Es ist Samstagabend, kurz nach 19:30 Uhr und einer nach dem anderen trudelt beim Teenkreis ein. „Und wie war deine Woche bisher so?“ fragt jemand. „Geht so, musste eben viel für die Schule machen.“ antwortet die Gefragte. Das klingt nach einem ganz gewöhnlichen Einstieg in den Jugendabend der Stadtmission Mengen – bis auf ein paar klein Veränderungen.

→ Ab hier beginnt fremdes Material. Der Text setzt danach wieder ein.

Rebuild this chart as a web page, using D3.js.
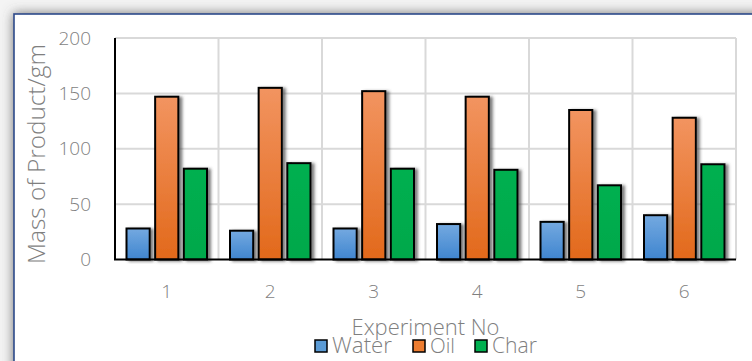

Der Ort, an dem wir uns treffen, ist nicht der gemütliche Jugendraum in der Gemeinde, sondern ein Video-Chatroom im Internet, während jeder Teilnehmer zuhause vor seinem PC oder Handy sitzt. Darüber finden gerade alle Treffen der Jugendarbeit statt. Eine kleine Notiz erscheint auf meinem Bildschirm: Hanna möchte dem Chat beitreten. Ich habe die Wahl es zu erlauben, oder abzulehnen. Diese Art von „Türsteher-Funktion“ hatte ich in der Jugendarbeit bis jetzt auch noch nicht inne. Auch die Grüppchen, in denen sonst vor dem offiziellen Beginn geredet wird, gibt es heute nicht. Wenn jemand etwas sagen will, müssen alle zuhören, denn sobald zwei gleichzeitig reden, versteht man nichts mehr. Um nicht bei dem einen die Spülmaschine und beim anderen die
Musik aus dem Nebenzimmer im Hintergrund zu hören, beschließen wir, dass jeder sein Mikrofon ausschält, außer er möchte reden. Manchmal vergisst man es allerdings wieder einzuschalten, was zu witzigen Bildern führt, die wir sonst auch nicht aus dem Teenkreis kennen. Schließlich bewegt dort für gewöhnlich keiner seinen Mund, ohne dass man ihn hört. Auch erklingt dort selten eine Stimme, ohne das man die Person im Raum sieht. Doch in unserem Chatroom hört man immer mal wieder: „Du musst deine Kamera erst einschalten.“ Das Singen lassen wir heute ausfallen und für Snacks und Getränke muss jeder selbst sorgen. Wir lesen Kolosser 3,15-17 und das Bild, dass ich dazu vorbereitet habe, lege ich nicht wie sonst in die Mitte, sondern schalte meinen Bildschirm für alle Teilnehmer frei. Im Gespräch über die ganz praktische Umsetzung haben für gewöhnlich die Antworten einiges mit der Schule, ihren Freunden, Hobbies und Vereinen zu tun. Das ist jetzt anders. Der Fokus liegt jetzt stark darauf, wie man das Zuhause in der Familie leben kann, im Homeschooling und in den „Fernbeziehungen“, in denen viele jetzt selbst mit ihren Nachbarn leben.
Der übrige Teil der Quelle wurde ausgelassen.